Seriously cringeworthy - I was hoping the ladies in the caff were going to pull something out of the bag for a moment!


----------



## hotmetal (Oct 31, 2013)

Ditto. I so wanted Widdly Pat and Brenda Beansworth to blow you away with an unexpectedly good flattie. Guess that was a little too optimistic but you never know. Having massive holes in your earlobes has only the very slightest non-causative correlation to barista skillz. Whereas someone who's been knocking up satisfying fry-ups for years might possibly have picked up the knack of coffee.


----------



## Snakehips (Jun 2, 2015)

hotmetal said:


> Ah Snakehips! Brilliant! I needed a laugh. Who could forget the Firm? I can still pretty much remember the whole lyrics to "Arthur Daley ('e's alright)."


I'm happy if it raised a chuckle.

I lay genuine claim to having a dreadful erm... erm.... er.... thingy. You know.. erm..... memory.

On a good day I have the memory of a goldfish with Alzheimers.
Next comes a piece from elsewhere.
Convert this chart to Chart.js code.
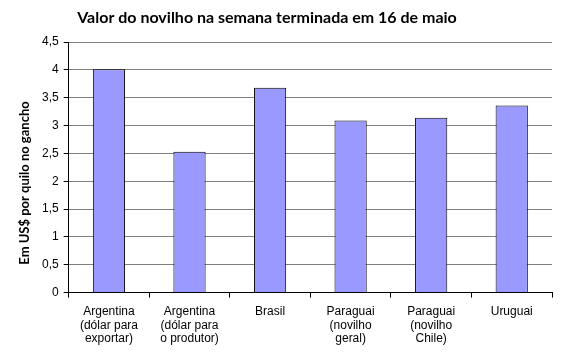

For some strange reason there are three events that stick in my mind as in 'where were I was when so and so happened.'

One, was hearing that John Lennon had died. - Just arriving in Macclesfield to see a customer.

Two, was hearing Princess Diana had died. - Driving to the golf club one Sunday morning.
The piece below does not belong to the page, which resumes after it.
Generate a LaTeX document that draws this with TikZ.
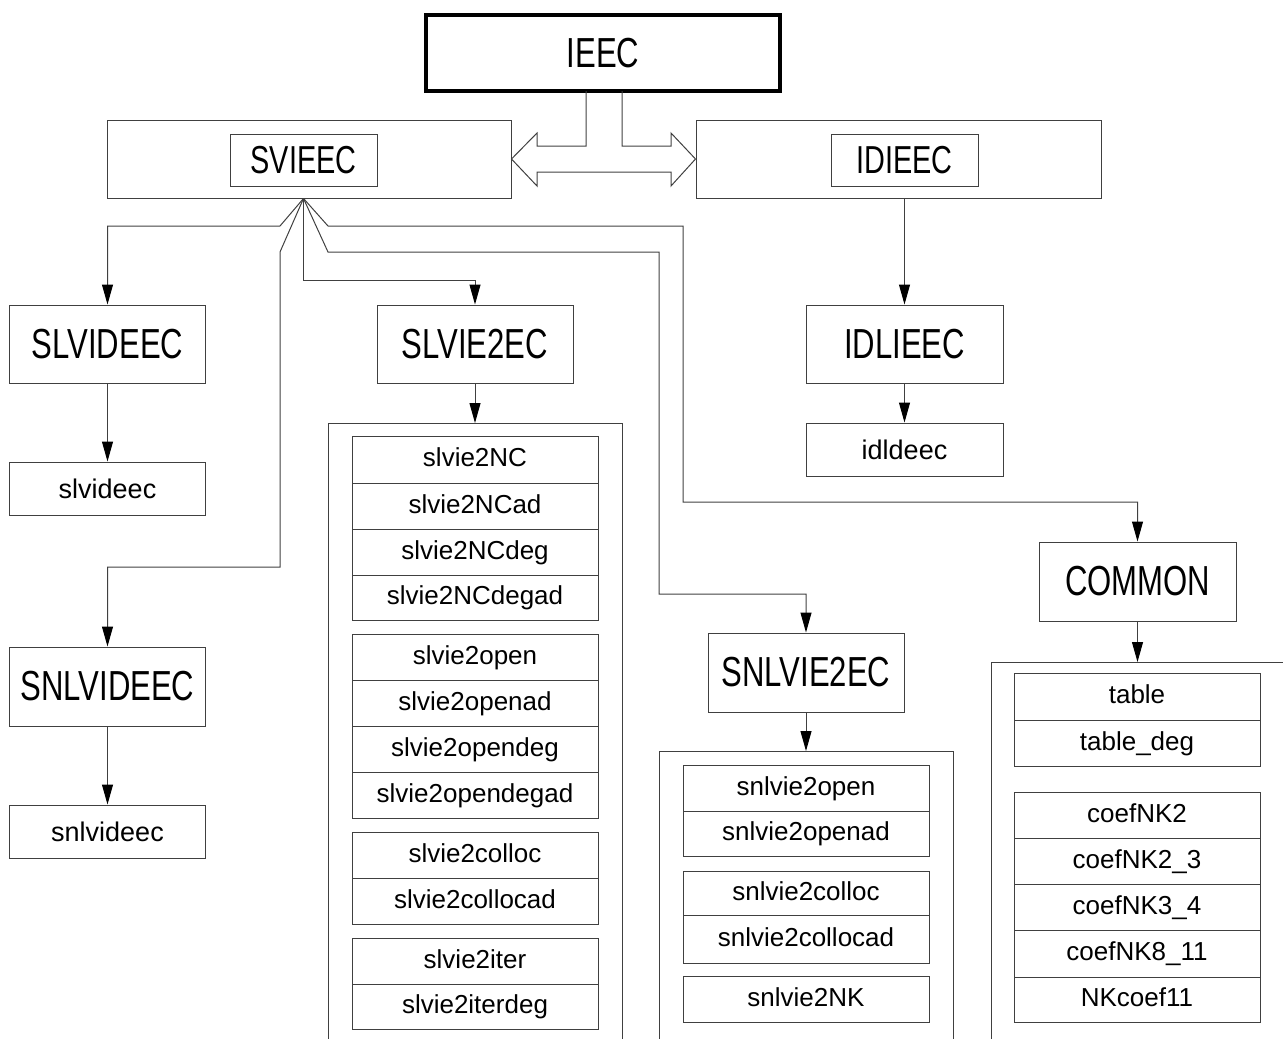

Three, was arriving at a junior badminton tournament near Brighton, to watch my son play, and hearing Star Trekkin' on the radio for the very first time!

That's about 30 years back I reckon and to this very day, even the thought of that song brings me out in a huge smile. The killer verse for me is 'It's worse than that he's dead Jim, dead Jim, dead Jim...." which never fails to induce laughter.

I too was rather hoping that the three witches of Murphy's Coffee Shop were going to hubble and bubble and brew up something surprisingly good but it didn't work out that way.


----------



## hotmetal (Oct 31, 2013)

I fear your latte, 'tis full o the milk of human kindness.

Is this a d'Ancap before me, its handle toward mine hand?

Where shall we three meet again? To catch commuters on the train. (it is stated by Banquo that the witches had beards, so you ought to be able to expect some decent single origin in that cauldron.)

The line that always gets me is "always going forwards cos we can't find reverse!"


----------



## Snakehips (Jun 2, 2015)

The Firm is one thing but this is getting altogether too highbrow for me if you're going to start paraphrasing Willie Whatshisface !


----------



## grumpydaddy (Oct 20, 2014)

If you are out looking for Good coffee then remember....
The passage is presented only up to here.